The minister has previously said he expects between 10,000 and 20,000 inmates to sign up in total.

Maliuska said he hoped most applicants would be serving in about two months. Reuters was invited into a local courthouse, and saw how a judge approved the application of a man serving a sentence for armed robbery.

He appeared via video link from prison, and the process took about 10 minutes.

Inmates line up in the yard of a prison colony in the Kyiv region, Ukraine. The prisoners are part of a government scheme to recruit some convicts for the military. Photo: Reuters

The judge, Dmytro Tkachenko, said the prison made sure it only sent applicants who met the law’s criteria, and that he and two other judges had been hearing between 10 and 20 such cases a day over the past week.

Of about 100, two had been rejected, both due to the applicants changing their mind.

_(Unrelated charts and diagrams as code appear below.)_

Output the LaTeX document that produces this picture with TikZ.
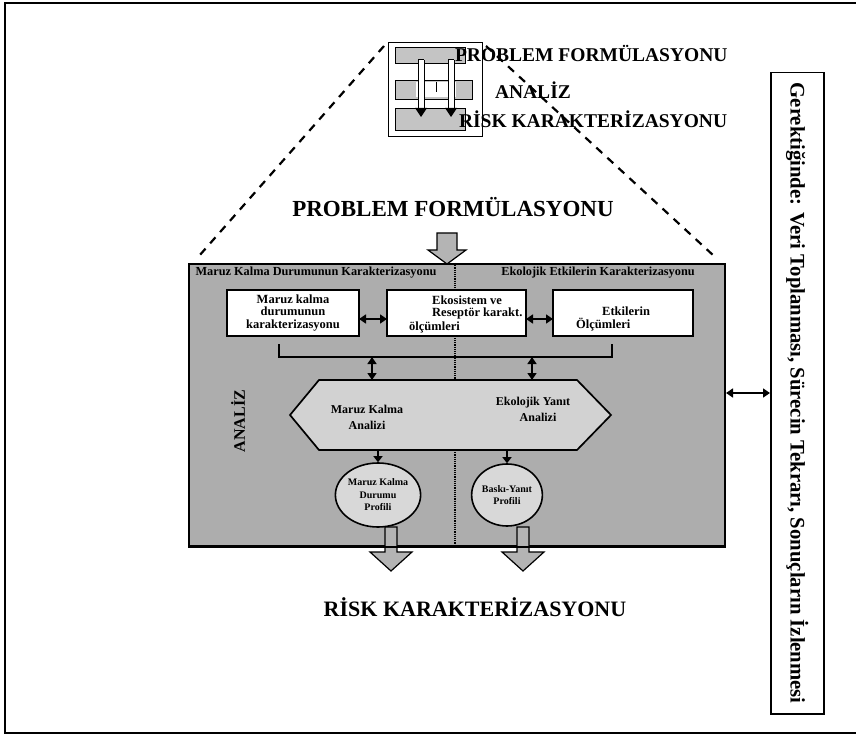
\documentclass[tikz,border=0pt]{standalone}
\usepackage{fontspec}
\setmainfont{Liberation Serif}
\usetikzlibrary{arrows.meta,calc,shapes.geometric}
\definecolor{mgray}{HTML}{ADADAD}
\definecolor{hgray}{HTML}{D2D2D2}
\definecolor{egray}{HTML}{D8D8D8}
\definecolor{agray}{HTML}{B4B4B4}
\definecolor{sgray}{HTML}{C4C4C4}
\begin{document}
\begin{tikzpicture}[x=1pt,y=-1pt,
  lbl/.style={font=\bfseries, inner sep=0pt, outer sep=0pt},
  wbox/.style={draw, fill=white, line width=1.6pt, inner sep=0pt, outer sep=0pt, minimum height=46pt},
  btxt/.style={inner sep=0pt, font=\bfseries\fontsize{12.5}{12.5}\selectfont},
  dbl/.style={{Triangle[length=7pt,width=9pt]}-{Triangle[length=7pt,width=9pt]}, line width=1.5pt},
  sarr/.style={-{Triangle[length=6pt,width=9pt]}, line width=1.5pt},
  blk/.style={draw, line width=1.2pt, fill=agray, line join=miter},
  dsh/.style={line width=2.2pt, dash pattern=on 8pt off 7pt},
  ell/.style={draw, ellipse, fill=egray, line width=1.6pt, inner sep=0pt, align=center, font=\bfseries\fontsize{10}{12.5}\selectfont}
]
\useasboundingbox (0,0) rectangle (856,735);
\fill[white] (0,0) rectangle (856,735);
% outer frame
\draw[line width=1.3pt] (856,3) -- (5,3) -- (5,733) -- (856,733);

% top icon
\node[draw, line width=1.3pt, minimum width=94pt, minimum height=94pt, inner sep=0pt, anchor=north west] (icon) at (388,42) {};
\draw[line width=0.9pt, fill=sgray] (395,47) rectangle (465,63);
\draw[line width=0.9pt, fill=sgray] (395,80) rectangle (472,99);
\fill[white] (416,82) rectangle (456,97);
\draw[line width=0.9pt, fill=sgray] (395,108) rectangle (465,130);
\draw[line width=1pt] (436,82) -- (436,92);
\foreach \tx in {421,451}{
  \fill[white] (\tx-3,60) rectangle (\tx+3,110);
  \draw[line width=1pt] (\tx-3,60) -- (\tx-3,110) (\tx+3,60) -- (\tx+3,110) (\tx-3,60) -- (\tx+3,60);
  \fill (\tx-6,108) -- (\tx+6,108) -- (\tx,117) -- cycle;
}
\node[lbl, anchor=west, font=\bfseries\fontsize{19.5}{20}\selectfont] (t1) at (455,53) {PROBLEM FORMÜLASYONU};
\node[lbl, anchor=west, font=\bfseries\fontsize{19.5}{20}\selectfont] (t2) at (495,90) {ANALİZ};
\node[lbl, anchor=west, font=\bfseries\fontsize{19.5}{20}\selectfont] (t3) at (459,119) {RİSK KARAKTERİZASYONU};

% dashed lines
\coordinate (dl1) at (384,46);
\coordinate (dl2) at (199,256);
\coordinate (dr1) at (486,46);
\coordinate (dr2) at (714,256);
\draw[dsh] (dl1) -- (dl2);
\draw[dsh] (dr1) -- (dr2);

% main title
\node[lbl, font=\bfseries\fontsize{23}{24}\selectfont] (pf) at (453,207) {PROBLEM FORMÜLASYONU};

% main box
\node[draw, fill=mgray, line width=2pt, minimum width=536pt, minimum height=282pt, inner sep=0pt, anchor=north west] (main) at (188,263) {};
\draw[line width=1.2pt, densely dotted] (455,263) -- (455,545);

% top block arrow
\draw[blk] (437,233) -- (457,233) -- (457,250) -- (466,250) -- (447,264) -- (428,250) -- (437,250) -- cycle;

% headings
\node[lbl, font=\bfseries\fontsize{12.3}{13}\selectfont] (h1) at (316,273) {Maruz Kalma Durumunun Karakterizasyonu};
\node[lbl, font=\bfseries\fontsize{12.3}{13}\selectfont] (h2) at (598,273) {Ekolojik Etkilerin Karakterizasyonu};

% boxes
\node[wbox, minimum width=132pt, anchor=north west] (b1) at (227,290) {};
\node[btxt, align=center] (b1t) at (b1.center) {Maruz kalma\\durumunun\\karakterizasyonu};
\node[wbox, minimum width=139pt, anchor=north west] (b2) at (387,290) {};
\node[btxt, align=left, anchor=west] (b2t) at (409,314) {\hspace*{23pt}Ekosistem ve\\\hspace*{23pt}Reseptör karakt.\\[1pt]ölçümleri};
\node[wbox, minimum width=140pt, anchor=north west] (b3) at (553,290) {};
\node[btxt, align=left, anchor=west] (b3t) at (576,319) {\hspace*{26pt}Etkilerin\\Ölçümleri};
\draw[dbl] (b1.east |- 0,319) -- (b2.west |- 0,319);
\draw[dbl] (b2.east |- 0,319) -- (b3.west |- 0,319);

% bracket
\coordinate (brl) at (279,357);
\coordinate (brr) at (612,357);
\draw[line width=1.7pt] (279,344) -- (brl) -- (brr) -- (612,344);

% hexagon
\coordinate (hxl) at (290,415);
\coordinate (hxr) at (611,415);
\draw[line width=1.7pt, fill=hgray] (hxl) -- (319,380) -- (577,380) -- (hxr) -- (577,450) -- (319,450) -- cycle;
\node[lbl, align=center, font=\bfseries\fontsize{12}{16}\selectfont] (ma) at (367,417) {Maruz Kalma\\Analizi};
\node[lbl, align=center, font=\bfseries\fontsize{12}{16}\selectfont] (ya) at (533,409) {Ekolojik Yanıt\\\hspace*{10pt}Analizi};
\coordinate (hx1) at (372,380);
\coordinate (hx2) at (532,380);
\draw[dbl] (372,357) -- (hx1);
\draw[dbl] (532,357) -- (hx2);

% ellipses
\node[ell, minimum width=66pt, minimum height=64pt] (e1) at (378,495) {Maruz Kalma\\Durumu\\Profili};
\node[ell, minimum width=68pt, minimum height=62pt] (e2) at (507,495) {Baskı-Yanıt\\Profili};
\draw[sarr] (e1.north |- 0,450) -- (e1.north);
\draw[sarr] (e2.north |- 0,450) -- (e2.north);

% ANALIZ vertical
\node[lbl, rotate=90, font=\bfseries\fontsize{16}{17}\selectfont] (an) at (238,421) {ANALİZ};

% bottom block arrows
\foreach \cx in {391,523}{
  \draw[blk] (\cx-6,527) -- (\cx+6,527) -- (\cx+6,552) -- (\cx+21,552) -- (\cx,571) -- (\cx-21,552) -- (\cx-6,552) -- cycle;
}
\draw[line width=2pt] (main.south west) -- (main.south east);

% bottom title
\node[lbl, font=\bfseries\fontsize{22}{23}\selectfont] (rk) at (475,607) {RİSK KARAKTERİZASYONU};

% right box
\node[draw, line width=1.5pt, minimum width=53pt, minimum height=641pt, inner sep=0pt, anchor=north west] (rb) at (770,72) {};
\node[lbl, rotate=-90, font=\bfseries\fontsize{20.7}{21}\selectfont] (rbt) at (rb.center) {Gerektiğinde: Veri Toplanması, Sürecin Tekrarı, Sonuçların İzlenmesi};
\draw[dbl] (main.east |- 0,393) -- (rb.west |- 0,393);
\end{tikzpicture}
\end{document}
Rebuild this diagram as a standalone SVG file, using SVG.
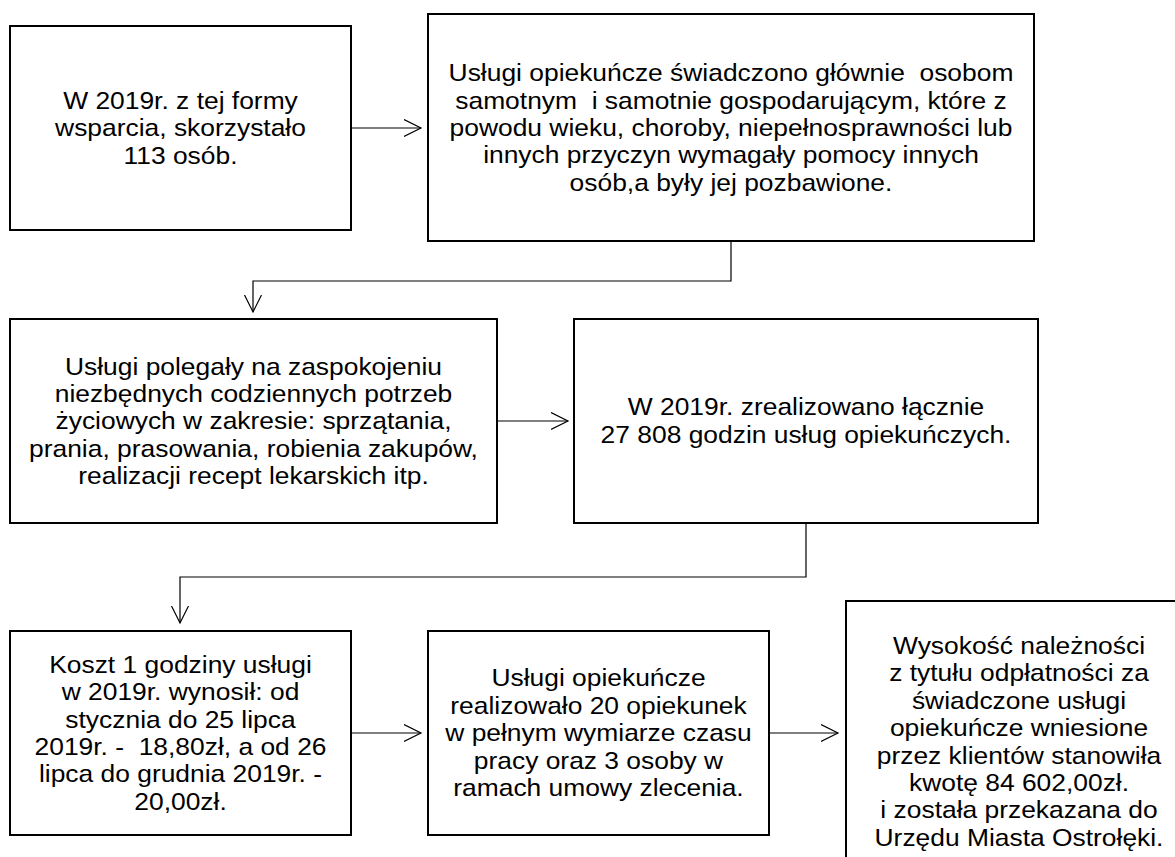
<svg xmlns="http://www.w3.org/2000/svg" width="1175" height="857" viewBox="0 0 1175 857">
<style>
.box{fill:#fff;stroke:#000;stroke-width:2}
.conn{fill:none;stroke:#000;stroke-width:1.2}
.t{font-family:"Liberation Sans",Arial,sans-serif;font-size:24px;fill:#000;text-anchor:middle}
</style>
<defs>
<marker id="arr" markerUnits="userSpaceOnUse" markerWidth="20" markerHeight="20" viewBox="0 0 20 20" refX="17" refY="9" orient="auto">
<path d="M0,0.5 L17,9 L0,17.5" fill="none" stroke="#000" stroke-width="1.2"/>
</marker>
</defs>
<rect width="1175" height="857" fill="#fff"/>
<g id="connectors">
<path class="conn" d="M351,128 H421" marker-end="url(#arr)"/>
<path class="conn" d="M731,241 V281 H253 V312" marker-end="url(#arr)"/>
<path class="conn" d="M497,421 H568" marker-end="url(#arr)"/>
<path class="conn" d="M806,523 V577 H180 V623" marker-end="url(#arr)"/>
<path class="conn" d="M351,733 H421" marker-end="url(#arr)"/>
<path class="conn" d="M769,733 H838" marker-end="url(#arr)"/>
</g>
<g id="node1">
<rect class="box" x="10" y="26" width="341" height="204"/>
<g transform="translate(180.5,0) scale(1.1,1)">
<text class="t"><tspan x="0" y="109">W 2019r. z tej formy</tspan><tspan x="0" y="136.4">wsparcia, skorzystało</tspan><tspan x="0" y="163.8">113 osób.</tspan></text>
</g>
</g>
<g id="node2">
<rect class="box" x="428" y="14" width="606" height="227"/>
<g transform="translate(731,0) scale(1.1,1)">
<text class="t"><tspan x="0" y="81.3">Usługi opiekuńcze świadczono głównie&#160; osobom</tspan><tspan x="0" y="108.7">samotnym&#160; i samotnie gospodarującym, które z</tspan><tspan x="0" y="136.1">powodu wieku, choroby, niepełnosprawności lub</tspan><tspan x="0" y="163.5">innych przyczyn wymagały pomocy innych</tspan><tspan x="0" y="190.9">osób,a były jej pozbawione.</tspan></text>
</g>
</g>
<g id="node3">
<rect class="box" x="10" y="319" width="487" height="204"/>
<g transform="translate(253.5,0) scale(1.1,1)">
<text class="t"><tspan x="0" y="374.7">Usługi polegały na zaspokojeniu</tspan><tspan x="0" y="402.1">niezbędnych codziennych potrzeb</tspan><tspan x="0" y="429.5">życiowych w zakresie: sprzątania,</tspan><tspan x="0" y="456.9">prania, prasowania, robienia zakupów,</tspan><tspan x="0" y="484.3">realizacji recept lekarskich itp.</tspan></text>
</g>
</g>
<g id="node4">
<rect class="box" x="574" y="319" width="464" height="204"/>
<g transform="translate(806,0) scale(1.1,1)">
<text class="t"><tspan x="0" y="415.5">W 2019r. zrealizowano łącznie</tspan><tspan x="0" y="442.9">27 808 godzin usług opiekuńczych.</tspan></text>
</g>
</g>
<g id="node5">
<rect class="box" x="10" y="631" width="341" height="204"/>
<g transform="translate(180.5,0) scale(1.1,1)">
<text class="t"><tspan x="0" y="672.8">Koszt 1 godziny usługi</tspan><tspan x="0" y="700.2">w 2019r. wynosił: od</tspan><tspan x="0" y="727.6">stycznia do 25 lipca</tspan><tspan x="0" y="755">2019r. -&#160; 18,80zł, a od 26</tspan><tspan x="0" y="782.4">lipca do grudnia 2019r. -</tspan><tspan x="0" y="809.8">20,00zł.</tspan></text>
</g>
</g>
<g id="node6">
<rect class="box" x="428" y="631" width="341" height="204"/>
<g transform="translate(598.5,0) scale(1.1,1)">
<text class="t"><tspan x="0" y="686.5">Usługi opiekuńcze</tspan><tspan x="0" y="713.9">realizowało 20 opiekunek</tspan><tspan x="0" y="741.3">w pełnym wymiarze czasu</tspan><tspan x="0" y="768.7">pracy oraz 3 osoby w</tspan><tspan x="0" y="796.1">ramach umowy zlecenia.</tspan></text>
</g>
</g>
<g id="node7">
<rect class="box" x="846" y="601" width="350" height="300"/>
<g transform="translate(1019,0) scale(1.1,1)">
<text class="t"><tspan x="0" y="654">Wysokość należności</tspan><tspan x="0" y="681.4">z tytułu odpłatności za</tspan><tspan x="0" y="708.8">świadczone usługi</tspan><tspan x="0" y="736.2">opiekuńcze wniesione</tspan><tspan x="0" y="763.6">przez klientów stanowiła</tspan><tspan x="0" y="791">kwotę 84 602,00zł.</tspan><tspan x="0" y="818.4">i została przekazana do</tspan><tspan x="0" y="845.8">Urzędu Miasta Ostrołęki.</tspan></text>
</g>
</g>
</svg>
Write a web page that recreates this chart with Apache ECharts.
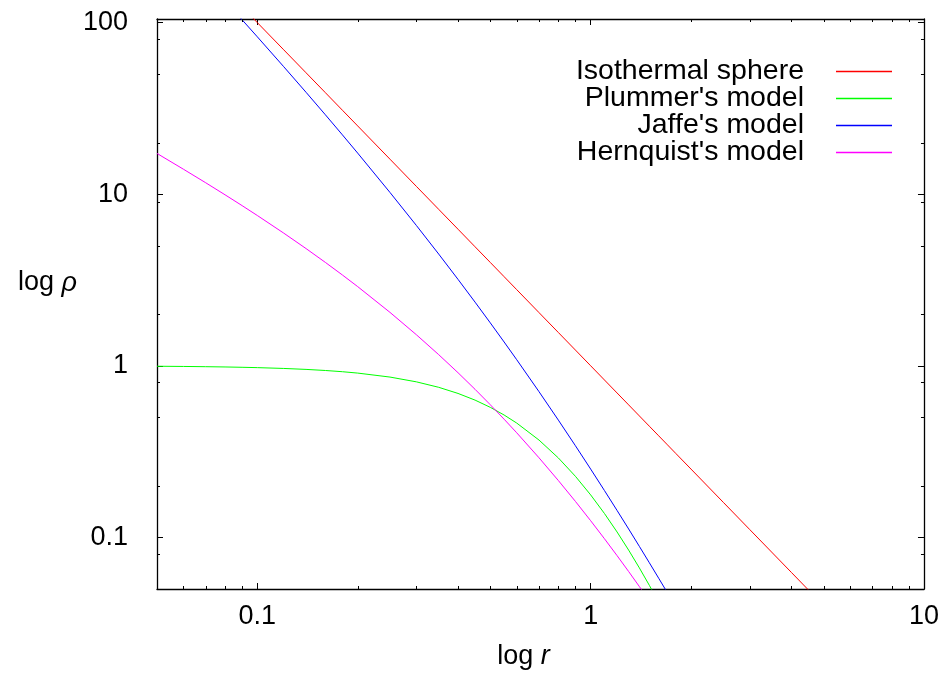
<!DOCTYPE html>
<html>
<head>
<meta charset="utf-8">
<script src="https://cdn.jsdelivr.net/npm/echarts@6/dist/echarts.min.js"></script>
<style>html,body{margin:0;padding:0;background:#fff}#c{width:942px;height:676px}</style>
</head>
<body>
<div id="c"></div>
<script>
// ---- data ----
const seriesNames = ["Isothermal sphere", "Plummer's model", "Jaffe's model", "Hernquist's model"];
const seriesColors = ['#ff0000', '#00ff00', '#0000ff', '#ff00ff'];
const radius = [0.05,0.06,0.07,0.08,0.09,0.1,0.12,0.14,0.16,0.18,0.2,0.25,0.3,0.35,0.4,0.45,0.5,0.55,0.6,0.7,0.8,0.9,1,1.1,1.2,1.3,1.4,1.5,1.6,1.7,1.8,2,2.5,3,4,5];
const isothermal = [400,277.8,204.1,156.3,123.5,100,69.44,51.02,39.06,30.86,25,16,11.11,8.163,6.25,4.938,4,3.306,2.778,2.041,1.5625,1.235,1,0.8264,0.6944,0.5917,0.5102,0.4444,0.3906,0.3460,0.3086,0.25,0.16,0.1111,0.0625,0.04];
const plummer = [0.9938,0.9911,0.9878,0.9842,0.9800,0.9754,0.9649,0.9526,0.9388,0.9234,0.9066,0.8594,0.8062,0.7491,0.6900,0.6307,0.5724,0.5165,0.4636,0.3690,0.2903,0.2269,0.1768,0.1377,0.1075,0.08425,0.06635,0.05252,0.04181,0.03352,0.02700,0.01789,0.00707,0.00316,0.00084,0.00029];
const jaffe = [362.8,247.2,178.3,134.0,103.9,82.64,55.36,39.26,29.03,22.17,17.36,10.24,6.575,4.479,3.189,2.349,1.778,1.376,1.085,0.7062,0.4823,0.3420,0.25,0.1874,0.1435,0.1119,0.08858,0.07111,0.05778,0.04747,0.03937,0.02778,0.01306,0.006944,0.0025,0.00111];
const hernquist = [17.28,13.99,11.66,9.923,8.580,7.513,5.932,4.821,4.004,3.381,2.894,2.048,1.517,1.161,0.9111,0.7289,0.5926,0.4882,0.4069,0.2908,0.2143,0.1620,0.125,0.09816,0.07826,0.06322,0.05167,0.04267,0.03556,0.02989,0.02531,0.01852,0.00933,0.00521,0.002,0.00093];
const xTickValues = [0.1, 1, 10];
const xTickLabels = ['0.1', '1', '10'];
const yTickValues = [0.1, 1, 10, 100];
const yTickLabels = ['0.1', '1', '10', '100'];
const xMinorTicks = [0.06,0.07,0.08,0.09,0.2,0.3,0.4,0.5,0.6,0.7,0.8,0.9,2,3,4,5,6,7,8,9];
const yMinorTicks = [0.08,0.2,0.5,0.8,2,5,9,20,50,80];
const X_RANGE = [0.05, 10];
const Y_RANGE = [0.05, 105];
const xTitle = 'log {i|r}';
const yTitle = 'log {i|ρ}';

// ---- chart ----
const FONT = '"Liberation Sans", Arial, sans-serif';
const FS = 27;
const FS_LEGEND = 28.5;
function tickFormatter(values, labels) {
  return function (v) {
    const i = values.findIndex(t => Math.abs(Math.log10(v) - Math.log10(t)) < 1e-6);
    return i >= 0 ? labels[i] : '';
  };
}
const curves = [isothermal, plummer, jaffe, hernquist];
const lineSeries = curves.map((vals, k) => ({
  type: 'line',
  name: seriesNames[k],
  data: radius.map((r, i) => [r, vals[i]]),
  showSymbol: false,
  symbol: 'none',
  clip: true,
  color: seriesColors[k],
  itemStyle: { color: seriesColors[k] },
  lineStyle: { width: 1, color: seriesColors[k] },
  emphasis: { disabled: true },
  z: 2
}));
const tickStyle = { stroke: '#000', lineWidth: 1 };
const minorX = {
  type: 'custom', name: 'xMinor', silent: true, clip: false, z: 5,
  data: xMinorTicks.map(v => [v, 1]),
  renderItem: function (params, api) {
    const cs = params.coordSys;
    const x = Math.round(api.coord([api.value(0), 1])[0]) + 0.5;
    const b = cs.y + cs.height, t = cs.y;
    return { type: 'group', children: [
      { type: 'line', shape: { x1: x, y1: b, x2: x, y2: b - 3 }, style: tickStyle },
      { type: 'line', shape: { x1: x, y1: t, x2: x, y2: t + 3 }, style: tickStyle }
    ]};
  }
};
const minorY = {
  type: 'custom', name: 'yMinor', silent: true, clip: false, z: 5,
  data: yMinorTicks.map(v => [1, v]),
  renderItem: function (params, api) {
    const cs = params.coordSys;
    const y = Math.round(api.coord([1, api.value(1)])[1]) + 0.5;
    const l = cs.x, r = cs.x + cs.width;
    return { type: 'group', children: [
      { type: 'line', shape: { x1: l, y1: y, x2: l + 3, y2: y }, style: tickStyle },
      { type: 'line', shape: { x1: r, y1: y, x2: r - 3, y2: y }, style: tickStyle }
    ]};
  }
};
const axisLine = { show: true, onZero: false, lineStyle: { color: '#000', width: 1.3 } };
const majorTick = { show: true, inside: true, length: 6, lineStyle: { color: '#000', width: 1 } };
const labelBase = { color: '#000', fontSize: FS, fontFamily: FONT };
const nameStyle = { color: '#000', fontSize: FS, fontFamily: FONT,
  rich: { i: { fontStyle: 'italic', fontSize: FS, fontFamily: FONT, color: '#000' } } };

const option = {
  animation: false,
  backgroundColor: '#fff',
  grid: { left: 157, right: 17, top: 19, bottom: 87, containLabel: false },
  legend: {
    data: seriesNames.map(n => ({ name: n, icon: 'rect' })),
    orient: 'vertical', align: 'right',
    right: 50, top: 57, padding: 0, itemGap: -2,
    itemWidth: 56, itemHeight: 1.5, selectedMode: false,
    textStyle: { color: '#000', fontSize: FS_LEGEND, fontFamily: FONT, lineHeight: 27, padding: [0, 27, 0, 0] }
  },
  xAxis: [{
    type: 'log', logBase: 10, min: X_RANGE[0], max: X_RANGE[1], position: 'bottom',
    axisLine: axisLine, axisTick: majorTick,
    axisLabel: Object.assign({ margin: 14, formatter: tickFormatter(xTickValues, xTickLabels), showMinLabel: false, showMaxLabel: true }, labelBase),
    splitLine: { show: false }, minorTick: { show: false },
    name: xTitle, nameLocation: 'middle', nameGap: 54,
    nameTextStyle: Object.assign({ padding: [0, 34, 0, 0] }, nameStyle)
  }, {
    type: 'log', logBase: 10, min: X_RANGE[0], max: X_RANGE[1], position: 'top',
    axisLine: axisLine, axisTick: majorTick, axisLabel: { show: false }, splitLine: { show: false }
  }],
  yAxis: [{
    type: 'log', logBase: 10, min: Y_RANGE[0], max: Y_RANGE[1], position: 'left',
    axisLine: axisLine, axisTick: majorTick,
    axisLabel: Object.assign({ margin: 29, formatter: tickFormatter(yTickValues, yTickLabels), showMinLabel: false, showMaxLabel: false }, labelBase),
    splitLine: { show: false }, minorTick: { show: false },
    name: yTitle, nameLocation: 'middle', nameRotate: 0, nameGap: 80,
    nameTextStyle: Object.assign({ padding: [0, 0, 42, 0] }, nameStyle)
  }, {
    type: 'log', logBase: 10, min: Y_RANGE[0], max: Y_RANGE[1], position: 'right',
    axisLine: axisLine, axisTick: majorTick, axisLabel: { show: false }, splitLine: { show: false }
  }],
  series: lineSeries.concat([minorX, minorY])
};
const chart = echarts.init(document.getElementById('c'), null, { renderer: 'canvas' });
chart.setOption(option);
</script>
</body>
</html>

Under the new law, 782 prisoners have already been freed from prison and handed over to the armed forces.

“They [will be] in the media spotlight, and if there is a single deserter or a single crime, that would be the type of thing in the media that would be bad PR for us,” Maliuska said.

Twenty-three-year-old Vitaliy Yatsenko, who is halfway through a seven-year sentence for selling drugs, said he had hoped to sign up at the beginning of Russia’s invasion but had not been allowed at that point.

He has now submitted his application to join the army.

“First of all, I want to help my country. And I want society to understand that people have the ability to rehabilitate.”